Before answering that, we should probably admit that working in a 10,000-dimensional space is actually infeasible: we would suffer from the so-called "curse of dimensionality," wherein the amount of data needed to achieve a precise statistical result generally grows exponentially with dimension. But all is not lost, because we wouldn't want to work in such a large space anyway, if we can avoid it.  We expect that galaxies "live" in some subset of that space, perhaps one of much lower dimensionality. For instance, all the galaxies might inhabit a line or curve running through our large space, or perhaps a plane. We don't expect the space in which the data live to be quite so low dimensional, but it may not be much more complicated than that. The "noisy spiral": these data live along a one-dimensional spiral embedded in a two-dimensional space, much like we expect galaxies to inhabit a low-dimensional subset of the high-dimensional space defined by image pixels.  From Lafon & Lee (2006).
There are various flavors of "dimension reduction" techniques that we astrostatisticians use frequently. Some are relatively familiar to astronomers, like principal components analysis, and others less so. Here we'll concentrate on one familiar to galaxy morphologists: using summary statistics. A summary statistic is simply a mapping from data values to a number, with the most familiar one being the mean, or average, of all the values in a dataset. A number of statistics have been developed for summarizing galaxy images in a way that retains important morphological information. (For instance, in Freeman et al.  (2013), we propose three new summary statistics that are useful for detecting disturbed morphologies, which the reader can think of as separating those galaxies with clumpy profiles from those that appear smooth.)
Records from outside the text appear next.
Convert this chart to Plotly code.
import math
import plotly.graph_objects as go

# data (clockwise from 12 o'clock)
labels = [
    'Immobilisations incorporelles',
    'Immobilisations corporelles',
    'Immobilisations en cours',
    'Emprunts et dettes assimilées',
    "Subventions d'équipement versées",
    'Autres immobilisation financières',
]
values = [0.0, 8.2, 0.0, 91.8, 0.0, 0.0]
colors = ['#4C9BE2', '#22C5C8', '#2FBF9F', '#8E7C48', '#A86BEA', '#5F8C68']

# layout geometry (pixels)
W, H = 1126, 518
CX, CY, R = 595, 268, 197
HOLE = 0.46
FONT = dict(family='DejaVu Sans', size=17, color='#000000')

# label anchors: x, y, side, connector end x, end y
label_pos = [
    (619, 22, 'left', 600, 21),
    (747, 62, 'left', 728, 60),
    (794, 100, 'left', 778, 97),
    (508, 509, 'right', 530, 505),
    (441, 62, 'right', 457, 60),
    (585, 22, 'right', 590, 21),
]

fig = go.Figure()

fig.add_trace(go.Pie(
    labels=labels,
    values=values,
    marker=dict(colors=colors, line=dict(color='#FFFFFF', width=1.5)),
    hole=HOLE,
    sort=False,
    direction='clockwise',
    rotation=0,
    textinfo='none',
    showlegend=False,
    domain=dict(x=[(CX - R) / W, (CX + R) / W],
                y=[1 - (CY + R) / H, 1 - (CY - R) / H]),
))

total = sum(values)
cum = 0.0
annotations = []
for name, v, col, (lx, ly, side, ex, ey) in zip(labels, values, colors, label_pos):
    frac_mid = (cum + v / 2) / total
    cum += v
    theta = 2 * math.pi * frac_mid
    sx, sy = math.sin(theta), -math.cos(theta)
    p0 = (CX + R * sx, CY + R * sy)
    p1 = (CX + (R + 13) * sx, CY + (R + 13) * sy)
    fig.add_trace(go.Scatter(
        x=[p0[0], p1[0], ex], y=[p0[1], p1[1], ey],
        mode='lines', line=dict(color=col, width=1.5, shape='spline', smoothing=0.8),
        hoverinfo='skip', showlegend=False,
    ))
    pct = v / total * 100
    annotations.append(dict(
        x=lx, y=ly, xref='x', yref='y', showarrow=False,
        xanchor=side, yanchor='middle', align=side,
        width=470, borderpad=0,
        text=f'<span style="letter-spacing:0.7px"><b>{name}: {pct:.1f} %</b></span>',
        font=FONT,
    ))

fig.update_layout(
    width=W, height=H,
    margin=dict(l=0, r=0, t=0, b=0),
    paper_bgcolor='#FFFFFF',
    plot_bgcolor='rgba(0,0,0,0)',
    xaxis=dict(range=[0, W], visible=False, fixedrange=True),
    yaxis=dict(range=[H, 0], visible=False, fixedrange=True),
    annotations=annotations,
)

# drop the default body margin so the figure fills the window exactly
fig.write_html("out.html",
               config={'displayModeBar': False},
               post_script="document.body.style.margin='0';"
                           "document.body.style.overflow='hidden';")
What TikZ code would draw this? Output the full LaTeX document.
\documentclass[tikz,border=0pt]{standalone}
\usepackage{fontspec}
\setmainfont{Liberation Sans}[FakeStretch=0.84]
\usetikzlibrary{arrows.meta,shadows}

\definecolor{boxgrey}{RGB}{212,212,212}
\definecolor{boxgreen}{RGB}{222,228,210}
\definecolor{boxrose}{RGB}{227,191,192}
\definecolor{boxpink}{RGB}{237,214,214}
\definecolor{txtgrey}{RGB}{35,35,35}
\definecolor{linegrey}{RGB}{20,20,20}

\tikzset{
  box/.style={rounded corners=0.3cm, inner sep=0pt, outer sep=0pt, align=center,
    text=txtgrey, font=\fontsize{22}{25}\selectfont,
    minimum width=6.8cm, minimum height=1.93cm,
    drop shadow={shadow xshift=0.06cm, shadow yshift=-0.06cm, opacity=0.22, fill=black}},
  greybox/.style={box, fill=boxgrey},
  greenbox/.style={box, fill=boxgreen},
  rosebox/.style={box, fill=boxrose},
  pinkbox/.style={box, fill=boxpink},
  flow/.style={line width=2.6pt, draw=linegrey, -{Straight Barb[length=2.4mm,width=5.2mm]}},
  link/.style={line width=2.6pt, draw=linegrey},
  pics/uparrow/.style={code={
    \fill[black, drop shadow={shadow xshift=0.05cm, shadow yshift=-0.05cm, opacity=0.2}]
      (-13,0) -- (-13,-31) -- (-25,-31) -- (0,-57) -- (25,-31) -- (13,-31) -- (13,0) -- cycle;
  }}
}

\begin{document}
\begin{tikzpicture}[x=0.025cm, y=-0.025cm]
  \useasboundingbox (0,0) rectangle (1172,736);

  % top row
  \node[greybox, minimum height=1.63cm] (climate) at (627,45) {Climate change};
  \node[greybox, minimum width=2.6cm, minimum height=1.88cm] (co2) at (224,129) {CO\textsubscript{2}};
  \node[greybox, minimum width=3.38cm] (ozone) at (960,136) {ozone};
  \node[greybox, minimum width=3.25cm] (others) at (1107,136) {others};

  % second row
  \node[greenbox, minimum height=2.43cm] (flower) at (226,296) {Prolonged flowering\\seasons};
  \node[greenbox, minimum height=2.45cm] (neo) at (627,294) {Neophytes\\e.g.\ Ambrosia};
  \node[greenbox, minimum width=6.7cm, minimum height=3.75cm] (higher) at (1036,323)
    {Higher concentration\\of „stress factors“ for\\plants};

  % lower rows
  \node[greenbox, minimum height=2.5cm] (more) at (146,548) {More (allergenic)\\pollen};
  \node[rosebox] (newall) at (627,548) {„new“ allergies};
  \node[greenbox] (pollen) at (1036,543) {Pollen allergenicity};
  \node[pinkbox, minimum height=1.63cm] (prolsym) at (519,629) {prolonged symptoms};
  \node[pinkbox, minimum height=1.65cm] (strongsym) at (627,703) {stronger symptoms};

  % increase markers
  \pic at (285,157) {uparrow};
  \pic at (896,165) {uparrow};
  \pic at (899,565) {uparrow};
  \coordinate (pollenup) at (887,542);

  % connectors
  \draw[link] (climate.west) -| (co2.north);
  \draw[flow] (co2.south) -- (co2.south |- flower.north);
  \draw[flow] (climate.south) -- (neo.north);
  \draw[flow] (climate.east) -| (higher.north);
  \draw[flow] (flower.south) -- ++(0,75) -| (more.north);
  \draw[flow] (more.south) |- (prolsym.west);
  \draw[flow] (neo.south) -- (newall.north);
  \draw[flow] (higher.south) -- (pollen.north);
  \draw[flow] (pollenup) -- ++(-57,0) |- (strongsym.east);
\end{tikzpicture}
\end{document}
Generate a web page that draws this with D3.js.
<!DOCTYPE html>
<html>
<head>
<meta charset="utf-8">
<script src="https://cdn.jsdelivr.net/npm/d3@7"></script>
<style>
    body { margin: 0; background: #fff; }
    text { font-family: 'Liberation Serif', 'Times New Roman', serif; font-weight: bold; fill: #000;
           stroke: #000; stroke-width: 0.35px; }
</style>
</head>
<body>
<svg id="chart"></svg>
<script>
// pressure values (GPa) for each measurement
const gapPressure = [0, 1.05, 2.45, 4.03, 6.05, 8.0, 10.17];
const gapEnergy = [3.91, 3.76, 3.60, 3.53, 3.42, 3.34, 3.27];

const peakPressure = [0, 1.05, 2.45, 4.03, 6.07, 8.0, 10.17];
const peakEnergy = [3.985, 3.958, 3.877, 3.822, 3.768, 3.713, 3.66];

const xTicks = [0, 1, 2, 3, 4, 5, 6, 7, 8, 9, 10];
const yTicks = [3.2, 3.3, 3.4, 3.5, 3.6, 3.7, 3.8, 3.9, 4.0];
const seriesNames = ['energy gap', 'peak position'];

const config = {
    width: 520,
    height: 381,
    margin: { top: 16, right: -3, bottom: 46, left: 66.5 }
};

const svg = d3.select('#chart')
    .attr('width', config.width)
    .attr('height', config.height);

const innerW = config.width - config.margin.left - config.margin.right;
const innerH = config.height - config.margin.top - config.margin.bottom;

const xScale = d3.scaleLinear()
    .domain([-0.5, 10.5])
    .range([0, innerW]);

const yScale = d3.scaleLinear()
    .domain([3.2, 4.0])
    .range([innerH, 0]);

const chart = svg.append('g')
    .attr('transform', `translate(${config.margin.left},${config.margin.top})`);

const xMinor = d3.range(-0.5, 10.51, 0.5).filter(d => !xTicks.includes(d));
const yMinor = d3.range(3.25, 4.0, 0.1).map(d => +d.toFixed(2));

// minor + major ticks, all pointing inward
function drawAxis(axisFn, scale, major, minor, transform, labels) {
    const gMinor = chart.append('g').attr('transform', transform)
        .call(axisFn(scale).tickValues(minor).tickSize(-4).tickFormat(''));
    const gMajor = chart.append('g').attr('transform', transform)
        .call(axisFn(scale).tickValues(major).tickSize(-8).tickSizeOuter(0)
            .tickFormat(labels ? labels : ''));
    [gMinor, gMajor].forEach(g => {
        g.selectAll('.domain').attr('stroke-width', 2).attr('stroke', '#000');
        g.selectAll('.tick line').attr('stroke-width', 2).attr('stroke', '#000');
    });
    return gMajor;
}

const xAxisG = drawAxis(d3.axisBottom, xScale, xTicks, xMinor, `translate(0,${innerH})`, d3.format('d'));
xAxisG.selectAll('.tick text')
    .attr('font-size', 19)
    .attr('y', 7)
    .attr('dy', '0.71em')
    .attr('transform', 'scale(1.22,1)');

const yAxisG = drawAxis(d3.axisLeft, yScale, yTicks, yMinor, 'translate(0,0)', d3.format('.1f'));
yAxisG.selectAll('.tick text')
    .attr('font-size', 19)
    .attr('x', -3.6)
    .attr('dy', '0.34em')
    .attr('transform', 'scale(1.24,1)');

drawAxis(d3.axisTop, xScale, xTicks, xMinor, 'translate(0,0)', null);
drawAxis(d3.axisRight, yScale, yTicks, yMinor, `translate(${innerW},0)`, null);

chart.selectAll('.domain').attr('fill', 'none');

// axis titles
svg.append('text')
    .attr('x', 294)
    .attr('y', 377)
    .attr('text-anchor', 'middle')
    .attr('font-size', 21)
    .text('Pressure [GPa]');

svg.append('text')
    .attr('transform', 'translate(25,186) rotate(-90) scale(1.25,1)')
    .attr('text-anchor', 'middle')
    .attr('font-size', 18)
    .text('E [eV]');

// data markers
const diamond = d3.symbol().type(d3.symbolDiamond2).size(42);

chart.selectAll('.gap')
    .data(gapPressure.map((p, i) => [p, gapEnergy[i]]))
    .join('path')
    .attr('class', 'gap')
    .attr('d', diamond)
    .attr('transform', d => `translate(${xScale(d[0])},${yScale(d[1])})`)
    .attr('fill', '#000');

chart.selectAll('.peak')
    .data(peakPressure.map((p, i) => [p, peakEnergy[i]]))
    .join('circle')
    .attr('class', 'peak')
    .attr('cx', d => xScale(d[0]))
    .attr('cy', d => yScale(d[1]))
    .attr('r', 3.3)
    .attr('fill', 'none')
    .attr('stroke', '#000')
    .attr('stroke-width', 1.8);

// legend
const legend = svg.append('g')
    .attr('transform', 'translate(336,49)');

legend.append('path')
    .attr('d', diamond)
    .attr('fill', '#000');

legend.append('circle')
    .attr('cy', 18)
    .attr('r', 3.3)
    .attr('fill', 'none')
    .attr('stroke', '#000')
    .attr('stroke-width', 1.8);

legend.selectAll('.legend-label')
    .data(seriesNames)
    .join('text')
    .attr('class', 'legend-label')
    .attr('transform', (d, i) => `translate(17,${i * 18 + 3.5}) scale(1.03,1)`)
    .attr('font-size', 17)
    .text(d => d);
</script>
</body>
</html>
So, let's assume that we have summarized all of our simulated and observed images with some number of these oft-used statistics. Now, instead of two sets of points in a 10,000-dimensional space, we might have two sets in, e.g., an eight-dimensional space. That's more like it...but what do we do now?

One answer to this question involves the statistical concept of density. A probability density function, or pdf, is the probability of sampling a datum, per unit (multi-dimensional) volume. For instance, there is a pdf from which human heights are sampled: we can compute the probability of sampling a height between 66 and 68 inches by integrating this pdf over the range (66,68), and we would find that that probability is much larger than the probability of sampling a height, for instance, between 80 and 82 inches. To compare our sets of points, we could estimate the pdfs for each, then compute some metric that encapsulates how different the two pdfs are. Or even simpler, we could utilize work by my colleagues Ann Lee and Rafael Izbicki and base our metric on the ratio of pdfs at each cluster point, which can be estimated simply without knowing the pdfs themselves. We don't know yet what the optimal method will be, both statistically and in terms of computational feasibility. It's an open question, which is the kind of question statistics researchers like best!

So check back in a few years: maybe by then our group here at CMU, or some other group, will have solved the problem of making statistical inferences in an effective manner using galaxy images. Hopefully it will happen, and if it does, don't worry that astrostatisticians like me will be left with nothing to do. The great thing about astronomy is that there shiny objects everywhere that can grab an astrostatistician's attention. There will always be more data to analyze, and with these data there will always be more statistical problems to solve.